Mais si l’enfant est sujet et non objet, pourquoi l’accompagner ? C’est que l’enfant n’est pas adulte, c’est une personne mais pas une grande personne. L’enfant ne sait pas ou ne peut pas protéger seul son intégrité, l’adulte si. Le pédagogue, qui accompagnait l’enfant, le protégeait ainsi de ceux qui succombant à sa beauté angélique voulaient le connaître comme les Sodomites voulaient connaître les anges que protégeait Loth4. Et (ici les hiéroglyphes nous livrent des dessins explicites) connaître non pas dans le sens de rekh5, connaître un sujet, mais dans le sens de rekh, connaître bibliquement6.

connaître (un sujet)
connaître
(bibliquement)

Il y a donc des dangers dont l’enfant n’a pas conscience, et n’a pas besoin d’avoir conscience. L’enfance demeure le temps de l’insouciance. Et il peut se le permettre car quelqu’un se soucie à sa place des dangers et l’accompagne sur la route, une route semée d’embûches. Mais devra-t-on toujours accompagner la personne ? Non, la pédagogie n’est pas là pour toujours enlever les obstacles mais en un temps7 opportun8 pour accompagner à leur franchissement. Vivre est dangereux9. L’adulte le sait et sait prévenir voire affronter les dangers. Il ne s’agira donc pas de toujours faire à la place de l’enfant mais de le protéger tout en assurant les conditions favorables à son développement. Et de l’instruire en temps voulu de la complexité du monde qui l’entoure afin qu’à son tour il puisse librement y évoluer en harmonie.

En résumé, ce voyage aux origines du sens des mots délivre des indications précieuses sur la pédagogie : elle considère l’enfant comme un sujet et non un objet, elle se soucie de le protéger, elle s’assure de son développement à son rythme, elle l’accompagne dans le monde en attendant la maturité de son autonomie.

Quant à la qualité d’esclave du pédagogue, retenons-en surtout la dimension de serviteur, d’une personne agissant au service d’une autre. Revisiter ce terme d’esclave donnerait l’occasion d’un voyage où il faudrait distinguer l’antiquité des temps modernes, le statut de l’argent, la place du travail, le sentiment d’être un rouage social et non un maître, la notion de liberté et d’initiative… tant de choses qui risqueraient de nuire à la patience du lecteur. Et comme le premier souci du pédagogue est de ne pas nuire, laissons-lui un temps de repos10.

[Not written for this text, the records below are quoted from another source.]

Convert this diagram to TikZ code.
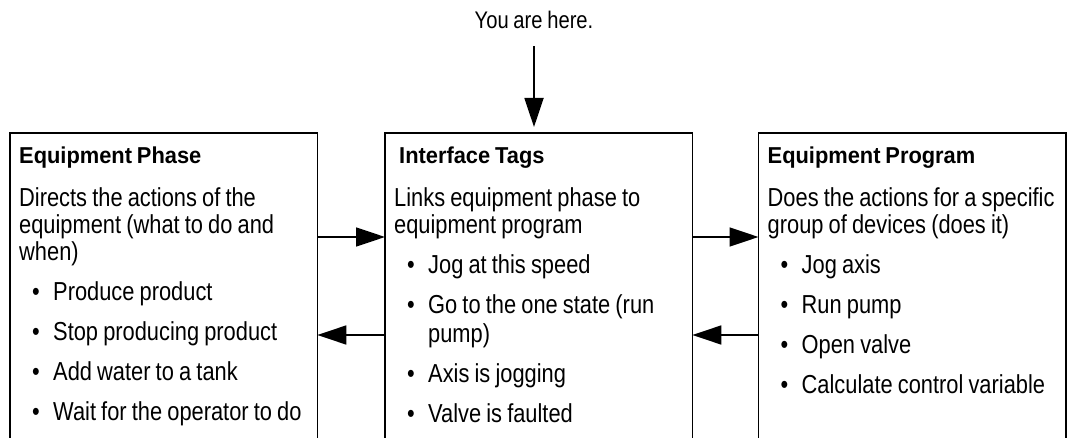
\documentclass[tikz,border=0pt]{standalone}
\usepackage{fontspec}
\setmainfont{Liberation Sans}[FakeStretch=0.84,WordSpace=0.85]
\newfontfamily\headfont{Liberation Sans}[FakeStretch=0.95,WordSpace=0.8]
\usetikzlibrary{arrows.meta}

\newcommand{\head}[1]{\rule{0pt}{31pt}{\headfont\bfseries\fontsize{23}{27}\selectfont\spaceskip=0pt #1}}
\newcommand{\txtline}[1]{\mbox{\spaceskip=0pt #1}}
\newcommand{\bul}[1]{\mbox{\spaceskip=0pt\hspace*{13pt}\makebox[21pt][l]{\textbullet}#1}}
\newcommand{\cont}[1]{\mbox{\spaceskip=0pt\hspace*{34pt}#1}}

\begin{document}
\begin{tikzpicture}[x=1pt,y=-1pt,
  frame/.style={line width=1.8pt},
  flow/.style={line width=1.8pt,-{Triangle[length=29pt,width=19pt]}},
  card/.style={anchor=north west,inner xsep=9pt,inner ysep=0pt,
    text width=289pt,align=left,font=\fontsize{26}{27}\selectfont}]
  \path[use as bounding box,fill=white] (0,0) rectangle (1068,438);
  \coordinate (bot) at (0,438);

  \node[anchor=base,inner sep=0pt,font=\fontsize{24}{27}\selectfont]
    (here) at (534,28.3) {You are here.};

  \node[card] (phase) at (10,132.7) {\head{Equipment Phase}\\[16pt]
    \txtline{Directs the actions of the}\\
    \txtline{equipment (what to do and}\\
    \txtline{when)}\\[13pt]
    \bul{Produce product}\\[13pt]
    \bul{Stop producing product}\\[13pt]
    \bul{Add water to a tank}\\[13pt]
    \bul{Wait for the operator to do}};
  \node[card] (tags) at (385,132.7) {\head{\hspace*{5pt}Interface Tags}\\[16pt]
    \txtline{Links equipment phase to}\\
    \txtline{equipment program}\\[13pt]
    \bul{Jog at this speed}\\[13pt]
    \bul{Go to the one state (run}\\[2pt]
    \cont{pump)}\\[13pt]
    \bul{Axis is jogging}\\[13pt]
    \bul{Valve is faulted}};
  \node[card] (prog) at (758.5,132.7) {\head{Equipment Program}\\[16pt]
    \txtline{Does the actions for a specific}\\
    \txtline{group of devices (does it)}\\[13pt]
    \bul{Jog axis}\\[13pt]
    \bul{Run pump}\\[13pt]
    \bul{Open valve}\\[13pt]
    \bul{Calculate control variable}};

  \foreach \b in {phase,tags,prog}
    \draw[frame] (\b.north west |- bot) -- (\b.north west)
      -- (\b.north east) -- (\b.north east |- bot);

  \draw[flow,shorten <=17.7pt,shorten >=5.7pt] (here.south) -- (here.south |- tags.north);
  \draw[flow] ([yshift=-104.3pt]phase.north east) -- ([yshift=-104.3pt]tags.north west);
  \draw[flow] ([yshift=-104.3pt]tags.north east) -- ([yshift=-104.3pt]prog.north west);
  \draw[flow] ([yshift=-202.3pt]tags.north west) -- ([yshift=-202.3pt]phase.north east);
  \draw[flow] ([yshift=-202.3pt]prog.north west) -- ([yshift=-202.3pt]tags.north east);
\end{tikzpicture}
\end{document}
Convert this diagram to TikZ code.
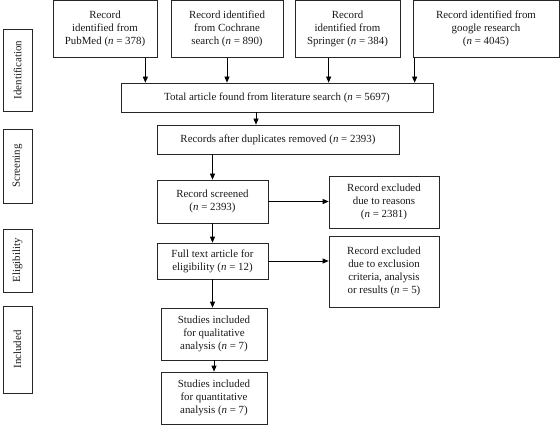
\documentclass[tikz,border=0pt]{standalone}
\usepackage{fontspec}
\setmainfont{Liberation Serif}
\usetikzlibrary{positioning,arrows.meta}
\newcommand{\nn}{\textit{n}}

\begin{document}
\begin{tikzpicture}[
  x=1pt, y=-1pt,
  font=\fontsize{10.9}{13}\selectfont,
  >={Triangle[length=6pt,width=5pt]},
  line width=0.7pt,
  box/.style={draw=black!85, align=center, inner sep=1pt, text=black!90},
  side/.style={draw=black!85, rotate=90, minimum height=29pt, inner sep=1pt, text=black!90}
]
  \useasboundingbox (0,0) rectangle (560,425);

  % Phases
  \node[side, minimum width=82pt] (ident)  at (17.5,70)    {Identification};
  \node[side, minimum width=74pt] (screen) at (17.5,166)   {Screening};
  \node[side, minimum width=63pt] (elig)   at (17.5,260.5) {Eligibility};
  \node[side, minimum width=87pt] (incl)   at (17.5,349.5) {Included};

  % Sources
  \node[box, minimum width=104pt, minimum height=57pt] (pubmed)   at (105,29)    {Record\\identified from\\PubMed (\nn{} = 378)};
  \node[box, minimum width=112pt, minimum height=57pt] (cochrane) at (227,29)    {Record identified\\from Cochrane\\search (\nn{} = 890)};
  \node[box, minimum width=105pt, minimum height=57pt] (springer) at (347.5,29)  {Record\\identified from\\Springer (\nn{} = 384)};
  \node[box, minimum width=146pt, minimum height=57pt] (google)   at (486,29)    {Record identified from\\google research\\(\nn{} = 4045)};

  % Main flow
  \node[box, minimum width=312pt, minimum height=29pt] (total)    at (277,97.5)  {Total article found from literature search (\nn{} = 5697)};
  \node[box, minimum width=242pt, minimum height=29pt] (dup)      at (278,139.5) {Records after duplicates removed (\nn{} = 2393)};
  \node[box, minimum width=111pt, minimum height=43pt] (screened) at (212.5,201.5) {Record screened\\(\nn{} = 2393)};
  \node[box, minimum width=111pt, minimum height=36pt] (full)     at (212.5,261) {Full text article for\\eligibility (\nn{} = 12)};
  \node[box, minimum width=106pt, minimum height=52pt] (qual)     at (214,334)   {Studies included\\for qualitative\\analysis (\nn{} = 7)};
  \node[box, minimum width=106pt, minimum height=52pt] (quant)    at (214,398)   {Studies included\\for quantitative\\analysis (\nn{} = 7)};

  % Exclusions
  \node[box, minimum width=110pt, minimum height=52pt] (excl1) at (384,202)   {Record excluded\\due to reasons\\(\nn{} = 2381)};
  \node[box, minimum width=110pt, minimum height=71pt] (excl2) at (384,271.5) {Record excluded\\due to exclusion\\criteria, analysis\\or results (\nn{} = 5)};

  % Arrows
  \draw[->] ([xshift=-12pt]pubmed.south east) -- ([xshift=-12pt]pubmed.south east |- total.north);
  \draw[->] (cochrane.south) -- (cochrane.south |- total.north);
  \draw[->] ([xshift=34pt]springer.south west) -- ([xshift=34pt]springer.south west |- total.north);
  \draw[->] ([xshift=2pt]google.south west) -- ([xshift=2pt]google.south west |- total.north);
  \draw[->] ([xshift=-21pt]total.south) -- ([xshift=-21pt]total.south |- dup.north);
  \draw[->] (dup.south -| screened.north) -- (screened.north);
  \draw[->] (screened.east) -- (screened.east -| excl1.west);
  \draw[->] (screened) -- (full);
  \draw[->] (full.east) -- (full.east -| excl2.west);
  \draw[->] (full.south) -- (full.south |- qual.north);
  \draw[->] (qual) -- (quant);
\end{tikzpicture}
\end{document}
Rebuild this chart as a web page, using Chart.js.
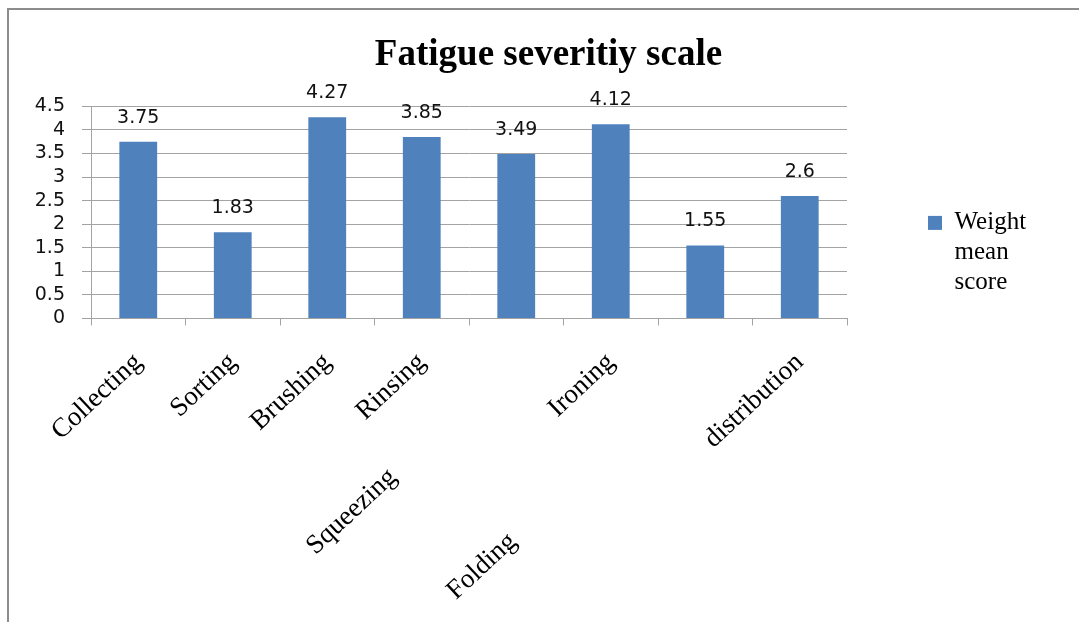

© F. C. Rava-Reny, 28/12/2014, http://www.rava-reny.com

1. Cf. Antoine de La Garanderie, Critique de la raison pédagogique, Nathan, 1997, p.46.

2. Primum non nocere, en latin : d’abord (en premier lieu) ne pas nuire. Cette locution est bien connue des étudiants en médecine.

3. Le proverbe « Dans le doute abstiens-toi. » nous semblait incomplet, et en contradiction avec un des préceptes de Wang Yangming (1472-1529) (王陽明) : « Dans le doute agis.« 

4. Genèse, chapitre 19.

5. cf. Christian Jacq, Le petit Champollion illustré, Robert Laffont, p.117, ou www.hierogl.ch/hiero/rx

6. Connaître bibliquement veut dire connaître sexuellement.

7. Certains auront reconnu la notion de zone proximale de développement initiée en Europe par Vygotski (1896-1934).

8. en temps opportun : au bon moment

9. Certains vont même à dire que vivre est une maladie sexuellement transmissible dont l’issue est toujours fatale.

10. Certains auront reconnu la notion de pause structurante présentée par Hélène Trocmé-Fabre.